I expected formatting to be consistent regardless of the \textsc position. Is there a way to enforce the former behavior everywhere?

I am using the latest BibLaTeX 3.16 (r57272) from TeX Live 2020.

moewew commented 3 years ago

Thank you for reporting that issue. It seems that the code used to detect whether small caps are available in the current font

https://github.com/plk/biblatex/blob/4c0a029acf7c226daacf381957c65df1178cca49/tex/latex/biblatex/biblatex.def#L396-L400

does not work correctly in all circumstances.

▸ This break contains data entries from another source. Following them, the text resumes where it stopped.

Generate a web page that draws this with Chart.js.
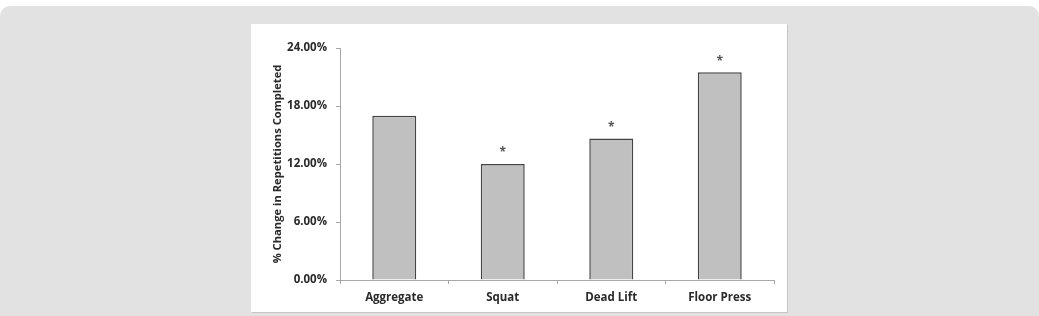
<!DOCTYPE html>
<html>
<head>
<meta charset="utf-8">
<script src="https://cdn.jsdelivr.net/npm/chart.js@4.4.0/dist/chart.umd.min.js"></script>
<style>
  html, body { margin: 0; padding: 0; background: #ffffff; width: 1039px; height: 316px; overflow: hidden; }
  #bg { position: absolute; left: 0; top: 6px; width: 1039px; height: 320px; background: #e2e2e2; border-radius: 10px; }
  #panel { position: absolute; left: 251px; top: 24px; width: 536px; height: 288px; background: #ffffff;
           box-shadow: 1px 1px 0 #c4c4c4; }
  #c { position: absolute; left: 0; top: 0; }
</style>
</head>
<body>
<div id="bg"></div>
<div id="panel"><canvas id="c" width="536" height="288"></canvas></div>
<script>
const categories = ["Aggregate", "Squat", "Dead Lift", "Floor Press"];
const changeValues = [17.0, 12.0, 14.65, 21.5];
const significant = [false, true, true, true];
const yTicks = [0, 6, 12, 18, 24];

const FONT = "'Open Sans', 'Liberation Sans', sans-serif";

const asteriskPlugin = {
  id: 'asterisks',
  afterDatasetsDraw(chart) {
    const ctx = chart.ctx;
    const meta = chart.getDatasetMeta(0);
    ctx.save();
    ctx.fillStyle = '#555555';
    ctx.font = 'bold 12px ' + FONT;
    ctx.textAlign = 'center';
    ctx.textBaseline = 'middle';
    meta.data.forEach((bar, i) => {
      if (significant[i]) ctx.fillText('*', bar.x, bar.y - 11);
    });
    ctx.restore();
  }
};

new Chart(document.getElementById('c'), {
  type: 'bar',
  data: {
    labels: categories,
    datasets: [{
      data: changeValues,
      backgroundColor: '#c0c0c0',
      borderColor: '#444444',
      borderWidth: 1.5,
      categoryPercentage: 1.0,
      barPercentage: 0.405
    }]
  },
  options: {
    responsive: false,
    animation: false,
    devicePixelRatio: 1,
    layout: { padding: { top: 24, right: 13, left: 20, bottom: 0 } },
    plugins: { legend: { display: false }, tooltip: { enabled: false } },
    scales: {
      x: {
        offset: true,
        grid: { display: true, offset: true, drawOnChartArea: false, tickLength: 4, color: '#a8a8a8' },
        border: { display: true, color: '#a8a8a8', width: 1 },
        ticks: { color: '#2a2a2a', font: { family: FONT, size: 11.5, weight: 'bold' }, padding: 7 },
        afterFit(scale) { scale.height = 32; }
      },
      y: {
        min: 0, max: 24,
        afterBuildTicks(scale) { scale.ticks = yTicks.map(v => ({ value: v })); },
        grid: { display: true, drawOnChartArea: false, tickLength: 4, color: '#a8a8a8' },
        border: { display: true, color: '#a8a8a8', width: 1 },
        ticks: {
          color: '#2a2a2a', font: { family: FONT, size: 11.5, weight: 'bold' }, padding: 9,
          callback: v => v.toFixed(2) + '%'
        },
        title: {
          display: true, text: '% Change in Repetitions Completed', color: '#2a2a2a',
          font: { family: FONT, size: 11.2, weight: 'bold' }, padding: { top: 0, bottom: 4 }
        },
        afterFit(scale) { scale.width = 69; }
      }
    }
  },
  plugins: [asteriskPlugin]
});
</script>
</body>
</html>
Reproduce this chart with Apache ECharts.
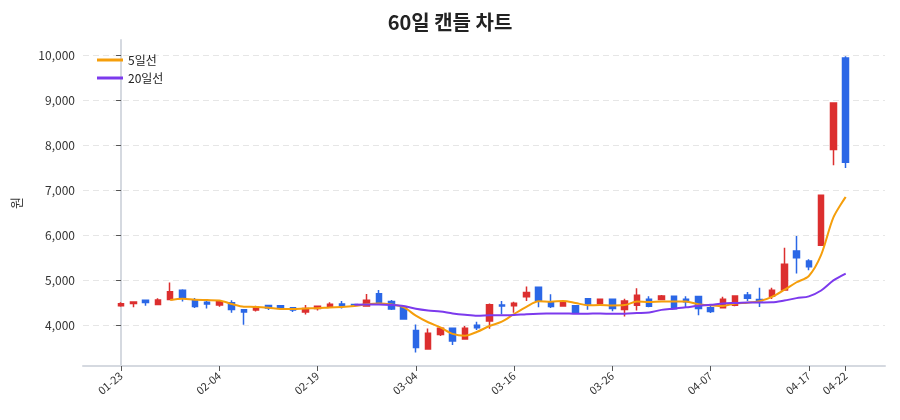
<!DOCTYPE html>
<html>
<head>
<meta charset="utf-8">
<script src="https://cdn.jsdelivr.net/npm/echarts@6.0.0/dist/echarts.min.js"></script>
<style>
  html, body { margin: 0; padding: 0; background: #fff; }
  #chart { width: 900px; height: 420px; }
</style>
</head>
<body>
<div id="chart"></div>
<script>
// 2026 거래일 (60일)
const dates = [
  '01-23', '01-26', '01-27', '01-28', '01-29', '01-30', '02-02', '02-03', '02-04', '02-05',
  '02-06', '02-09', '02-10', '02-11', '02-12', '02-13', '02-19', '02-20', '02-23', '02-24',
  '02-25', '02-26', '02-27', '03-03', '03-04', '03-05', '03-06', '03-09', '03-10', '03-11',
  '03-12', '03-13', '03-16', '03-17', '03-18', '03-19', '03-20', '03-23', '03-24', '03-25',
  '03-26', '03-27', '03-30', '03-31', '04-01', '04-02', '04-03', '04-06', '04-07', '04-08',
  '04-09', '04-10', '04-13', '04-14', '04-15', '04-16', '04-17', '04-20', '04-21', '04-22'
]
const opens = [
  4430, 4480, 4555, 4460, 4570, 4775, 4555, 4510, 4450, 4500,
  4345, 4335, 4435, 4430, 4390, 4290, 4370, 4415, 4470, 4460,
  4425, 4700, 4525, 4405, 3880, 3470, 3790, 3930, 3690, 4000,
  4090, 4450, 4430, 4630, 4845, 4515, 4425, 4430, 4585, 4480,
  4575, 4350, 4445, 4575, 4570, 4645, 4575, 4635, 4390, 4390,
  4445, 4670, 4570, 4645, 4785, 5650, 5430, 5780, 7910, 9950
]
const closes = [
  4475, 4515, 4505, 4560, 4745, 4600, 4415, 4470, 4520, 4350,
  4290, 4400, 4380, 4380, 4335, 4370, 4420, 4465, 4425, 4450,
  4555, 4505, 4360, 4135, 3500, 3820, 3930, 3645, 3930, 3940,
  4455, 4425, 4490, 4725, 4555, 4415, 4500, 4275, 4470, 4575,
  4370, 4540, 4665, 4420, 4650, 4365, 4520, 4370, 4305, 4575,
  4650, 4600, 4545, 4775, 5355, 5500, 5300, 6890, 8945, 7630
]
const lows = [
  4410, 4400, 4430, 4450, 4560, 4525, 4380, 4370, 4410, 4275,
  4010, 4305, 4335, 4340, 4295, 4235, 4325, 4385, 4370, 4440,
  4420, 4500, 4335, 4130, 3390, 3465, 3760, 3560, 3685, 3890,
  3920, 4245, 4275, 4535, 4400, 4380, 4420, 4270, 4340, 4475,
  4310, 4190, 4325, 4400, 4560, 4350, 4390, 4220, 4270, 4385,
  4420, 4540, 4405, 4580, 4780, 5150, 5220, 5770, 7560, 7500
]
const highs = [
  4510, 4520, 4560, 4600, 4950, 4800, 4605, 4555, 4530, 4555,
  4350, 4430, 4440, 4435, 4400, 4450, 4425, 4510, 4535, 4470,
  4695, 4785, 4560, 4420, 4015, 3925, 3940, 3940, 3980, 4075,
  4480, 4535, 4520, 4860, 4850, 4690, 4510, 4435, 4590, 4580,
  4580, 4585, 4820, 4645, 4670, 4650, 4645, 4645, 4430, 4630,
  4660, 4740, 4835, 4835, 5725, 5985, 5465, 6890, 8950, 9990
]
const xLabelIdx = [0, 8, 16, 24, 32, 40, 48, 56, 59]
const yTicks = [4000, 5000, 6000, 7000, 8000, 9000, 10000]

function movingAverage(n) {
  const out = []
  for (let i = n - 1; i < closes.length; i++) {
    let sum = 0
    for (let j = i - n + 1; j <= i; j++) sum += closes[j]
    out.push([i, sum / n])
  }
  return out
}

const candleData = dates.map((d, i) => [i, opens[i], closes[i], lows[i], highs[i]])

const myChart = echarts.init(document.getElementById('chart'))
const font = '"Noto Sans CJK KR", "Noto Sans", sans-serif'

const option = {
  animation: false,
  textStyle: { fontFamily: font },
  title: {
    text: '60일 캔들 차트',
    left: 'center',
    top: 7,
    textStyle: { fontSize: 20, fontWeight: 'bold', color: '#222', fontFamily: font }
  },
  legend: {
    orient: 'vertical',
    left: 92,
    top: 49,
    itemWidth: 26,
    itemHeight: 14,
    itemGap: 6,
    textStyle: { fontSize: 12, color: '#222' },
    data: [
      { name: '5일선', icon: 'path://M0,0 L26,0 L26,3 L0,3 Z' },
      { name: '20일선', icon: 'path://M0,0 L26,0 L26,3 L0,3 Z' }
    ]
  },
  grid: {
    left: 83,
    right: 15,
    top: 40,
    bottom: 54
  },
  xAxis: {
    type: 'value',
    min: -3.1,
    max: 62.2,
    splitLine: { show: false },
    axisLine: { show: true, onZero: false, lineStyle: { color: '#d5d9e0', width: 2 } },
    axisTick: {
      show: true,
      customValues: xLabelIdx,
      length: 5,
      lineStyle: { color: '#555' }
    },
    axisLabel: {
      customValues: xLabelIdx,
      rotate: 40,
      fontSize: 11,
      color: '#333',
      margin: 8,
      formatter: v => dates[v]
    }
  },
  yAxis: {
    type: 'value',
    name: '원',
    nameLocation: 'middle',
    nameGap: 60,
    nameTextStyle: { fontSize: 13, color: '#333' },
    min: 3090,
    max: 10350,
    axisLine: { show: true, lineStyle: { color: '#d5d9e0', width: 2 } },
    axisTick: {
      show: true,
      customValues: yTicks,
      length: 5,
      lineStyle: { color: '#555' }
    },
    axisLabel: {
      customValues: yTicks,
      fontSize: 12,
      color: '#333',
      formatter: v => v.toLocaleString('en-US')
    },
    splitLine: {
      show: true,
      lineStyle: { color: '#e6e6e6', type: [6, 4] }
    }
  },
  series: [
    {
      name: '캔들',
      type: 'candlestick',
      data: candleData,
      encode: { x: 0, y: [1, 2, 3, 4] },
      barWidth: 6,
      itemStyle: {
        color: '#dc2f2f',
        color0: '#2b67e6',
        borderColor: '#dc2f2f',
        borderColor0: '#2b67e6',
        borderWidth: 1.5
      }
    },
    {
      name: '5일선',
      type: 'line',
      data: movingAverage(5),
      smooth: 0.3,
      showSymbol: false,
      lineStyle: { color: '#f59e0b', width: 2 },
      itemStyle: { color: '#f59e0b' }
    },
    {
      name: '20일선',
      type: 'line',
      data: movingAverage(20),
      smooth: 0.3,
      showSymbol: false,
      lineStyle: { color: '#7c3aed', width: 2 },
      itemStyle: { color: '#7c3aed' }
    }
  ]
}
myChart.setOption(option)
</script>
</body>
</html>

In particular the csname \f@encoding/\f@family/\f@series/sc ends up defined after a \textsc call even if the font doesn't have any small caps.

\documentclass{article}

\usepackage[T1]{fontenc}
\usepackage{tinos}
\usepackage{etoolbox}

\begin{document}
\makeatletter
\csmeaning{\f@encoding/\f@family/\f@series/sc}

\textsc{url}

\csmeaning{\f@encoding/\f@family/\f@series/sc}
\end{document}

I'm not sure if this is a recent change in LaTeX or something that has been with us for a while. I couldn't find a reliable way to check if small caps are available just now.

dustalov commented 3 years ago

Thank you for a quick response! As I workaround I overrode the \mkbibacro macros as \renewcommand*{\mkbibacro}[1]{#1}.

This issue seems to be with us for a while. I observed this behavior for the first time in October 2018 or maybe even earlier. Since it is quite unlikely \textsc to be used before biblatex is imported, is it possible to test this in advance?

moewew commented 3 years ago

Since it is quite unlikely \textsc to be used before biblatex is imported, is it possible to test this in advance?

Yes, we could do that, but if we test any time before we actually want to print our small caps we can never be sure if we are testing the right font. (Suppose you were to use tinos only for your bibliography and the rest of the document uses lmodern. If we test at any point where lmodern is selected as the current font we find out that there are small caps, yet when we need to use them tinos is selected which doesn't have them.)

Via https://tex.stackexchange.com/q/540612/35864 I found https://tex.stackexchange.com/q/218539/35864 which shows a way to test if font features exist without substitutions getting in the way. Unfortunately, this requires patches to LaTeX kernel commands, which is always a bit tricky.